◆ YOUR INSTRUCTIONS ◆
Scan the entries below. List each line with "this".

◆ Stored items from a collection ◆
_ _ _ _

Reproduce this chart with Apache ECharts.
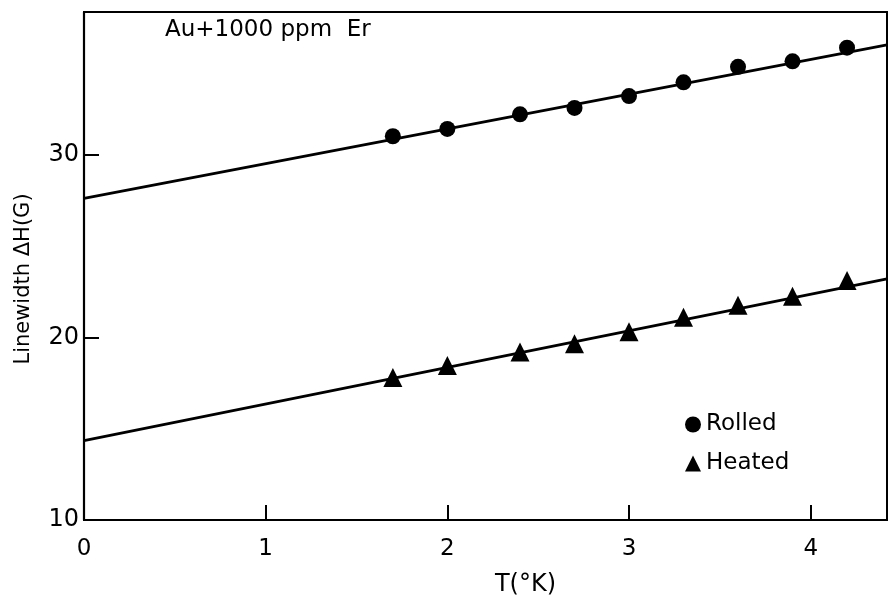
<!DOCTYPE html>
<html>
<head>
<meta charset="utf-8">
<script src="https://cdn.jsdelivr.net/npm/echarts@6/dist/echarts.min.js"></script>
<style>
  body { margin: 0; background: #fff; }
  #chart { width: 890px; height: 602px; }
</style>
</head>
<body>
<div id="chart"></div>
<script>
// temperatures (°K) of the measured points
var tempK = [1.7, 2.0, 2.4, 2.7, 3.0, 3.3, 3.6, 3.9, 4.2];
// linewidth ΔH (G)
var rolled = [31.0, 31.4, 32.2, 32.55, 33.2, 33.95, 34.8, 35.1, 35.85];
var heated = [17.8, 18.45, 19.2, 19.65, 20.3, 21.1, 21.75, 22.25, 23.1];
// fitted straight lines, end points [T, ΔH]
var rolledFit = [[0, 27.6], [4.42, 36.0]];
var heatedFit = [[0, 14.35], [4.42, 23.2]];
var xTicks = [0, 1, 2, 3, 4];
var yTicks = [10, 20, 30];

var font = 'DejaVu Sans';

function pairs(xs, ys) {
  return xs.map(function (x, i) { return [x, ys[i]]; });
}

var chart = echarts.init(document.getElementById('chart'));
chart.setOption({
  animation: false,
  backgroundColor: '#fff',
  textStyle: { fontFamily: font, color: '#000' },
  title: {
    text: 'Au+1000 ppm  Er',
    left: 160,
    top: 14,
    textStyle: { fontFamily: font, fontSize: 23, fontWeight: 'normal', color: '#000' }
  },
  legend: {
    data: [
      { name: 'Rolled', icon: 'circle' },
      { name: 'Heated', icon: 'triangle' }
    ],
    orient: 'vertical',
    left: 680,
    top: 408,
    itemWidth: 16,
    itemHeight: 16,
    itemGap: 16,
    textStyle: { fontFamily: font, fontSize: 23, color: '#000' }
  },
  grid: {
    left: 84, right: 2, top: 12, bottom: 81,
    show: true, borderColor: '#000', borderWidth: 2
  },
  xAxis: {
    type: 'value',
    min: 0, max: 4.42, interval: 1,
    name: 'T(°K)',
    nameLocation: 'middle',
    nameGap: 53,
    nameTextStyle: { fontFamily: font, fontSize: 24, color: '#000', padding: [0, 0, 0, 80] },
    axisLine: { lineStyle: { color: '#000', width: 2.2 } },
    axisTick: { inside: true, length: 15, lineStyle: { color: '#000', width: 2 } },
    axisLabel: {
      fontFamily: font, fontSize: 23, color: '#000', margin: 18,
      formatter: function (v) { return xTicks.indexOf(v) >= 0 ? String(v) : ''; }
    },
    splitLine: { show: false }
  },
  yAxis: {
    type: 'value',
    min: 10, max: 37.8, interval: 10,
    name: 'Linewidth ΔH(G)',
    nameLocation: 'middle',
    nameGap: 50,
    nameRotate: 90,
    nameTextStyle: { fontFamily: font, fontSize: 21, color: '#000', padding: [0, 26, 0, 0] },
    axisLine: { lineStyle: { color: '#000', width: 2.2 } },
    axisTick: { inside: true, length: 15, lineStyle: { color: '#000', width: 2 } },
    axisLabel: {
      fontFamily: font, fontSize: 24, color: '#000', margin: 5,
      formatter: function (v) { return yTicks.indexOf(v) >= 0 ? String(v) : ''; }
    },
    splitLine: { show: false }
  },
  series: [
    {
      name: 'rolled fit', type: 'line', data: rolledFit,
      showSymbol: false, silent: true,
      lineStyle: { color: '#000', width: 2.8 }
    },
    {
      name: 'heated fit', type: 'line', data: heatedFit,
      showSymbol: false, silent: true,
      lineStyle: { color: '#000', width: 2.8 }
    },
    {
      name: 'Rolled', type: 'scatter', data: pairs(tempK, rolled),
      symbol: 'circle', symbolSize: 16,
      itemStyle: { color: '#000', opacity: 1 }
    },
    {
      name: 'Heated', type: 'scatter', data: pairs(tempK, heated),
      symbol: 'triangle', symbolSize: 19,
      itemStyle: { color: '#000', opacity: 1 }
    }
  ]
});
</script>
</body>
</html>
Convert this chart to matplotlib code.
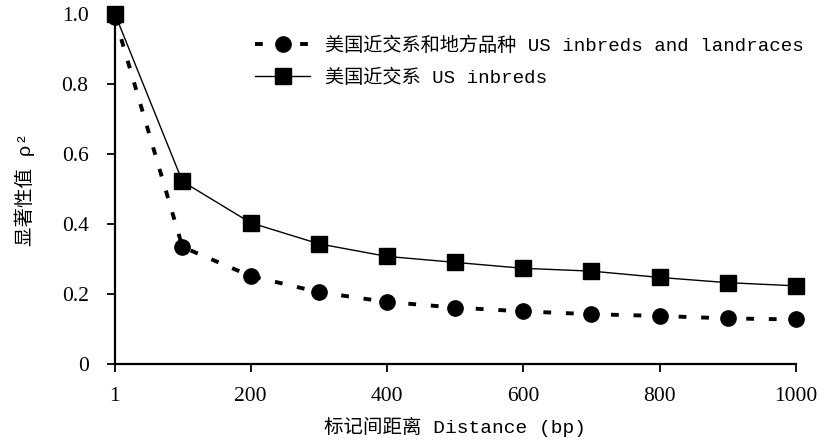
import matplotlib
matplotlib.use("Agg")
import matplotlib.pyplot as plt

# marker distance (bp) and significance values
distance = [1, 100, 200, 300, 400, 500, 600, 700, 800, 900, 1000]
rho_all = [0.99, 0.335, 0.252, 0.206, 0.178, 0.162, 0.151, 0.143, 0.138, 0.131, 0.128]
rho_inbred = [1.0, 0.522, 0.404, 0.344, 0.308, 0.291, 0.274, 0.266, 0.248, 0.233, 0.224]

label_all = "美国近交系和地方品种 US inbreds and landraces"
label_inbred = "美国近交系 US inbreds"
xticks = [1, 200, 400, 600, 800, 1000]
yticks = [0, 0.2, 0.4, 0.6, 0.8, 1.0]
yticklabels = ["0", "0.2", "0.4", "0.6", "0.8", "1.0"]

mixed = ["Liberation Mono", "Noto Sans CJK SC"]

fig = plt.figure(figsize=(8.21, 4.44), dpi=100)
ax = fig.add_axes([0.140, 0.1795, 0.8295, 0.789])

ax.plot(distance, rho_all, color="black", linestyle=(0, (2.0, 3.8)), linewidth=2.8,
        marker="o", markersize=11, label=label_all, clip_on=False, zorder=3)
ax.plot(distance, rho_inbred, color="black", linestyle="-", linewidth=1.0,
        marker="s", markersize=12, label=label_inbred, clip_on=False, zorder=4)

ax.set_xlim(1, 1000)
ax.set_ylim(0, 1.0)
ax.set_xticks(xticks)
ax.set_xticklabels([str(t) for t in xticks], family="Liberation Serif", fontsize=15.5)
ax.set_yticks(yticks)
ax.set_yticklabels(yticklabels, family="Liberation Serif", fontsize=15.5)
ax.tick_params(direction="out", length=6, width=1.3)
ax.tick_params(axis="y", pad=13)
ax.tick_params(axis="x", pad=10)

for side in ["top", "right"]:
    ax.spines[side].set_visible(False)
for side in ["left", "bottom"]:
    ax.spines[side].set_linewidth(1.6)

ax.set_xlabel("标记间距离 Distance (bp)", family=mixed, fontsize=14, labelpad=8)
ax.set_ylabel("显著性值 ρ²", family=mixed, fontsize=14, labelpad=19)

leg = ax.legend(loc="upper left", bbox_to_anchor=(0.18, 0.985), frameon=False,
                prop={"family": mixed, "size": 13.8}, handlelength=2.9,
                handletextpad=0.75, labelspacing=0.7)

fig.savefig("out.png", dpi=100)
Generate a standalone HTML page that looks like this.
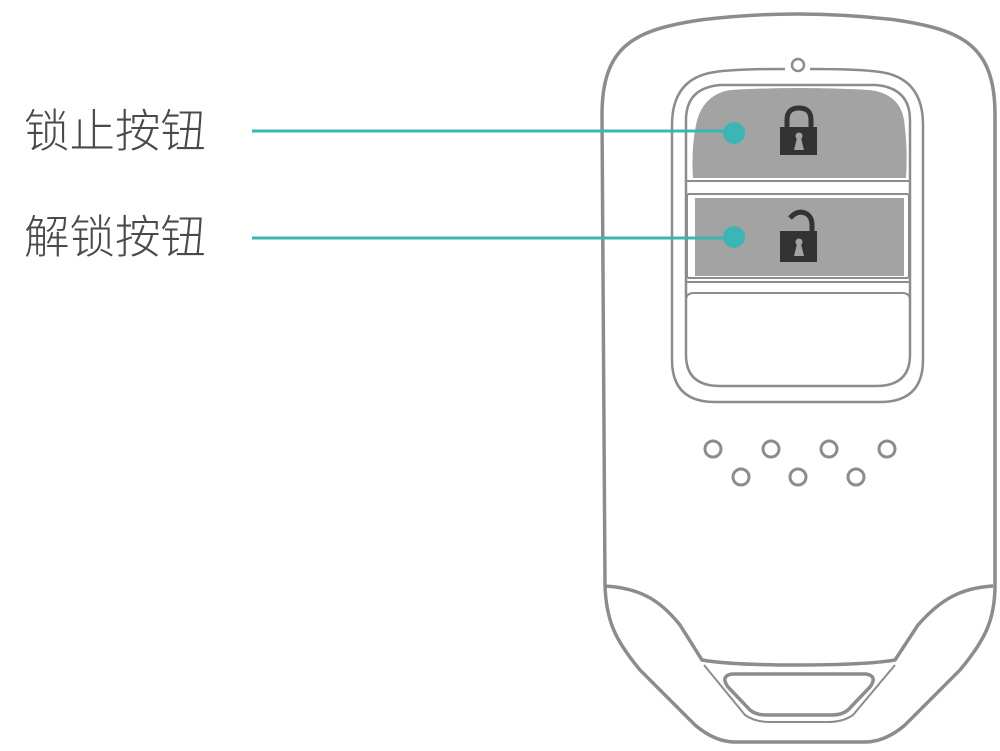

_ _ _ _

◆ ANSWER BELOW ◆
Reproduce this chart with Apache ECharts.
Convert this chart to matplotlib code.
Generate a standalone HTML page that looks like this.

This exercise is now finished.